The Nigeria Export Processing Zones Authority (NEPZA) has cautioned the Petroleum and Natural Gas Senior Staff Association of Nigeria (PENGASSAN) against actions that contravene Free Trade Zone (FTZ) regulations, stressing that strikes and lockouts are prohibited within such zones for ten years from the commencement of operations.
NEPZA’s Managing Director, Dr. Olufemi Ogunyemi, issued the warning in Abuja following reports of escalating industrial tensions and “frequent external union infiltrations” that have disrupted operations at the Dangote Refinery, Nigeria’s largest private industrial complex.
In a statement signed by the Head of Corporate Communications, Dr. Martins Odeh, NEPZA described the recent shutdown of critical oil and gas facilities by PENGASSAN as unlawful under the Free Trade Zone framework.
The union had last week directed its members to down tools over allegations that the Dangote Refinery dismissed about 800 workers who joined the union.
The company, however, denied the claim, stating that only a few employees were disengaged for “acts of sabotage” as part of its ongoing restructuring.
Dr.

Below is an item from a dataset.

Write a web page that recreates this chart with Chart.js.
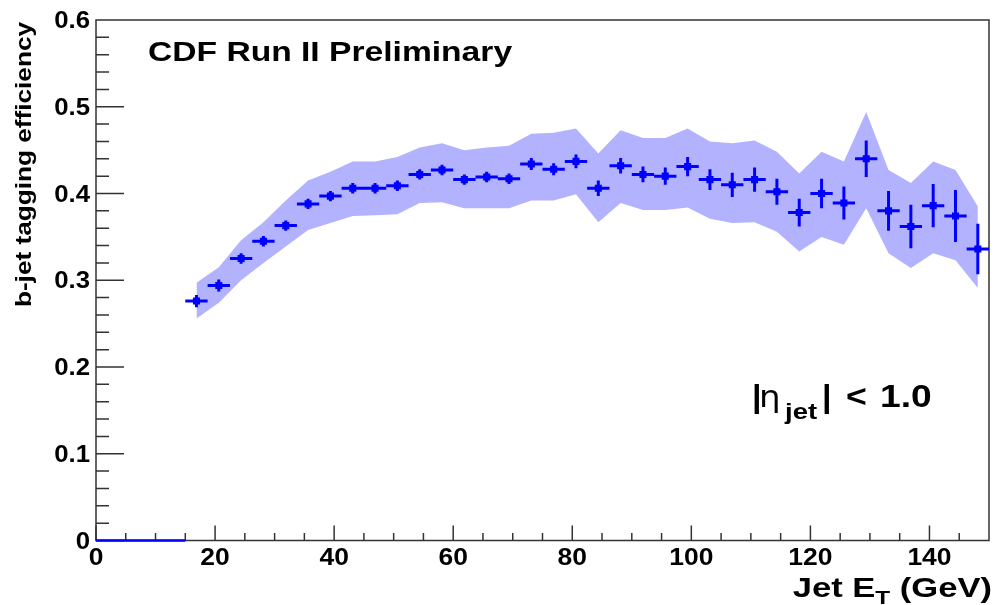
<!DOCTYPE html>
<html lang="en">
<head>
<meta charset="UTF-8">
<title>b-jet tagging efficiency vs Jet ET</title>
<script src="https://cdn.jsdelivr.net/npm/chart.js"></script>
<style>
    body { margin: 0; background: #fff; }
    #wrap { width: 994px; height: 605px; }
</style>
</head>
<body>
<div id="wrap"><canvas id="eff" width="994" height="605"></canvas></div>
<script>
// bin centres in GeV (bins are 3.75 GeV wide)
const etCenters = [16.875, 20.625, 24.375, 28.125, 31.875, 35.625, 39.375, 43.125, 46.875, 50.625,
                   54.375, 58.125, 61.875, 65.625, 69.375, 73.125, 76.875, 80.625, 84.375, 88.125,
                   91.875, 95.625, 99.375, 103.125, 106.875, 110.625, 114.375, 118.125, 121.875, 125.625,
                   129.375, 133.125, 136.875, 140.625, 144.375, 148.125];
const binHalf = 1.875;
const effValues = [0.276, 0.294, 0.325, 0.345, 0.363, 0.388, 0.397, 0.406, 0.406, 0.409,
                   0.422, 0.427, 0.416, 0.419, 0.417, 0.434, 0.428, 0.437, 0.406, 0.432,
                   0.422, 0.420, 0.431, 0.416, 0.410, 0.416, 0.402, 0.378, 0.400, 0.389,
                   0.440, 0.380, 0.362, 0.386, 0.374, 0.336];
const statErr = [0.007, 0.007, 0.006, 0.006, 0.006, 0.006, 0.006, 0.006, 0.006, 0.006,
                 0.006, 0.006, 0.006, 0.006, 0.006, 0.007, 0.007, 0.008, 0.009, 0.009,
                 0.009, 0.010, 0.011, 0.012, 0.014, 0.014, 0.015, 0.016, 0.017, 0.019,
                 0.021, 0.023, 0.025, 0.025, 0.030, 0.029];
// systematic band
const systHi = [0.297, 0.315, 0.346, 0.367, 0.392, 0.415, 0.425, 0.437, 0.437, 0.442,
                0.453, 0.458, 0.450, 0.453, 0.455, 0.469, 0.470, 0.475, 0.446, 0.473,
                0.464, 0.464, 0.475, 0.460, 0.458, 0.461, 0.448, 0.423, 0.448, 0.437,
                0.494, 0.427, 0.412, 0.437, 0.427, 0.385];
const systLo = [0.256, 0.274, 0.300, 0.320, 0.339, 0.358, 0.366, 0.374, 0.375, 0.376,
                0.389, 0.390, 0.383, 0.383, 0.383, 0.392, 0.392, 0.399, 0.367, 0.389,
                0.381, 0.381, 0.384, 0.371, 0.366, 0.367, 0.356, 0.333, 0.350, 0.341,
                0.383, 0.331, 0.314, 0.331, 0.323, 0.291];
// empty bins below 15 GeV
const emptyEt = [0, 15];
const emptyEff = [0, 0];

const xTicks = [0, 20, 40, 60, 80, 100, 120, 140];
const yTicks = [0, 0.1, 0.2, 0.3, 0.4, 0.5, 0.6];

const FONT = '"Liberation Sans", Arial, sans-serif';
const BLUE = '#0000ff';

function pts(xs, ys) {
    return xs.map((x, i) => ({ x: x, y: ys[i] }));
}

// draw text squeezed/stretched horizontally, like the ROOT output
function stretchText(ctx, text, x, y, font, sx, align) {
    ctx.save();
    ctx.font = font;
    ctx.textBaseline = 'alphabetic';
    ctx.textAlign = 'left';
    const w = ctx.measureText(text).width * sx;
    let left = x;
    if (align === 'right') left = x - w;
    else if (align === 'center') left = x - w / 2;
    ctx.translate(left, y);
    ctx.scale(sx, 1);
    ctx.fillText(text, 0, 0);
    ctx.restore();
    return w;
}

const rootStyle = {
    id: 'rootStyle',
    beforeDatasetsDraw(chart) {
        const ctx = chart.ctx, a = chart.chartArea;
        const xs = chart.scales.x, ys = chart.scales.y;
        ctx.save();
        ctx.strokeStyle = '#333';
        ctx.lineWidth = 1.5;
        ctx.strokeRect(a.left, a.top, a.right - a.left, a.bottom - a.top);
        ctx.beginPath();
        // x ticks: major every 20, minor every 5
        for (let k = 0; k < 30; k++) {
            const v = k * 5;
            const px = xs.getPixelForValue(v);
            const len = (v % 20 === 0) ? 15 : 7.5;
            ctx.moveTo(px, a.bottom);
            ctx.lineTo(px, a.bottom - len);
        }
        // y ticks: major every 0.1, minor every 0.02
        for (let k = 0; k < 30; k++) {
            const py = ys.getPixelForValue(k * 0.02);
            const len = (k % 5 === 0) ? 28 : 13;
            ctx.moveTo(a.left, py);
            ctx.lineTo(a.left + len, py);
        }
        ctx.stroke();
        ctx.restore();
    },
    afterDatasetsDraw(chart) {
        const ctx = chart.ctx;
        const xs = chart.scales.x, ys = chart.scales.y;
        ctx.save();
        ctx.strokeStyle = BLUE;
        ctx.lineWidth = 3;
        ctx.beginPath();
        etCenters.forEach((et, i) => {
            const px = xs.getPixelForValue(et);
            const py = ys.getPixelForValue(effValues[i]);
            ctx.moveTo(xs.getPixelForValue(et - binHalf), py);
            ctx.lineTo(xs.getPixelForValue(et + binHalf), py);
            ctx.moveTo(px, ys.getPixelForValue(effValues[i] - statErr[i]));
            ctx.lineTo(px, ys.getPixelForValue(effValues[i] + statErr[i]));
        });
        ctx.stroke();
        ctx.restore();
    },
    afterDraw(chart) {
        const ctx = chart.ctx;
        const xs = chart.scales.x, ys = chart.scales.y;
        ctx.save();
        ctx.fillStyle = '#000';
        // tick labels
        yTicks.forEach(v => {
            const t = v === 0 ? '0' : v.toFixed(1);
            stretchText(ctx, t, 90, ys.getPixelForValue(v) + 8, 'bold 23px ' + FONT, 1.12, 'right');
        });
        xTicks.forEach(v => {
            stretchText(ctx, String(v), xs.getPixelForValue(v), 565, 'bold 23px ' + FONT, 1.15, 'center');
        });

        // x axis title: Jet E_T (GeV), right aligned
        const big = 'bold 27px ' + FONT, sub = 'bold 19px ' + FONT, sx = 1.28;
        ctx.font = big;
        const w1 = ctx.measureText('Jet E').width * sx;
        const w3 = ctx.measureText(' (GeV)').width * sx;
        ctx.font = sub;
        const w2 = ctx.measureText('T').width * sx;
        let x0 = 992 - (w1 + w2 + w3);
        x0 += stretchText(ctx, 'Jet E', x0, 597, big, sx, 'left');
        x0 += stretchText(ctx, 'T', x0, 604, sub, sx, 'left');
        stretchText(ctx, ' (GeV)', x0, 597, big, sx, 'left');

        // y axis title, rotated
        ctx.save();
        ctx.translate(31, 22);
        ctx.rotate(-Math.PI / 2);
        stretchText(ctx, 'b-jet tagging efficiency', 0, 0, 'bold 22px ' + FONT, 1.19, 'right');
        ctx.restore();

        // labels inside the frame
        stretchText(ctx, 'CDF Run II Preliminary', 148, 61, 'bold 28px ' + FONT, 1.2, 'left');
        const lab = 'bold 31px ' + FONT;
        stretchText(ctx, '|', 752, 407, lab, 1.1, 'left');
        stretchText(ctx, '\u03b7', 759, 407, 'normal 31px "DejaVu Sans", ' + FONT, 1.1, 'left');
        stretchText(ctx, 'jet', 785, 419, 'bold 22px ' + FONT, 1.25, 'left');
        stretchText(ctx, '|', 822, 407, lab, 1.1, 'left');
        stretchText(ctx, '<', 846, 407, lab, 1.15, 'left');
        stretchText(ctx, '1.0', 880, 407, lab, 1.2, 'left');
        ctx.restore();
    }
};

const hidden = {
    ticks: { display: false },
    grid: { display: false },
    border: { display: false }
};

new Chart(document.getElementById('eff').getContext('2d'), {
    type: 'scatter',
    data: {
        datasets: [
            {
                label: 'syst low',
                data: pts(etCenters, systLo),
                showLine: true,
                tension: 0,
                borderWidth: 0,
                pointRadius: 0,
                fill: false,
                order: 2
            },
            {
                label: 'syst high',
                data: pts(etCenters, systHi),
                showLine: true,
                tension: 0,
                borderWidth: 0,
                pointRadius: 0,
                backgroundColor: 'rgb(178, 178, 255)',
                fill: '-1',
                order: 2
            },
            {
                label: 'b-tag efficiency',
                data: pts(etCenters, effValues),
                pointStyle: 'rect',
                pointRadius: 5,
                borderWidth: 0,
                backgroundColor: BLUE,
                order: 0
            },
            {
                label: 'empty bins',
                data: pts(emptyEt, emptyEff),
                showLine: true,
                borderColor: BLUE,
                borderWidth: 2.5,
                pointRadius: 0,
                clip: 4,
                order: 0
            }
        ]
    },
    options: {
        responsive: false,
        animation: false,
        layout: { padding: { left: 0, top: 20, right: 3, bottom: 0 } },
        plugins: {
            legend: { display: false },
            tooltip: { enabled: false }
        },
        scales: {
            x: Object.assign({ type: 'linear', min: 0, max: 150,
                afterFit(s) { s.height = 64.5; } }, hidden),
            y: Object.assign({ type: 'linear', min: 0, max: 0.6,
                afterFit(s) { s.width = 96; } }, hidden)
        }
    },
    plugins: [rootStyle]
});
</script>
</body>
</html>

Ogunyemi expressed concern over the escalation of the dispute, noting that the refinery’s FTZ status requires that all labour grievances be addressed through the Authority.
Citing Section 18(5) of the NEPZA Act, he said: “There shall be no strikes or lockouts for a period of ten years following the commencement of operations within a Zone, and the Authority shall resolve any trade dispute arising within a Zone.”
He explained that while workers in Free Zones retain the right to unionize and engage in collective bargaining, industrial actions such as strikes remain restricted during the 10-year protection period.
“We are pleased that the conflict has been de-escalated. The Dangote Refinery is a declared FTZ benefiting from tax incentives and customs duty waivers to support the economy, and NEPZA regulates its operations,” he said.
Dr. Ogunyemi further clarified that the prohibition on strikes applies only within Free Zones and not to the wider Nigerian economy. He also referenced Section 24(1) of the NEPZA Act, which limits the applicability of external laws within Free Zones, asserting that NEPZA’s provisions take precedence in cases of conflict with the Trade Unions Act or the Trade Disputes Act.
Commending President Bola Ahmed Tinubu for his prompt intervention in resolving the dispute, Dr. Ogunyemi described it as a testament to responsive governance and a commitment to protecting critical national assets.
“It is a sign of President Tinubu’s maturing democracy that this issue was resolved swiftly without adverse effects on the economy,” he noted.
The NEPZA boss reaffirmed that while industrial relations are part of economic transformation, all stakeholders must operate within the legal frameworks designed to safeguard investments and sustain industrial growth within Nigeria’s Free Trade Zones.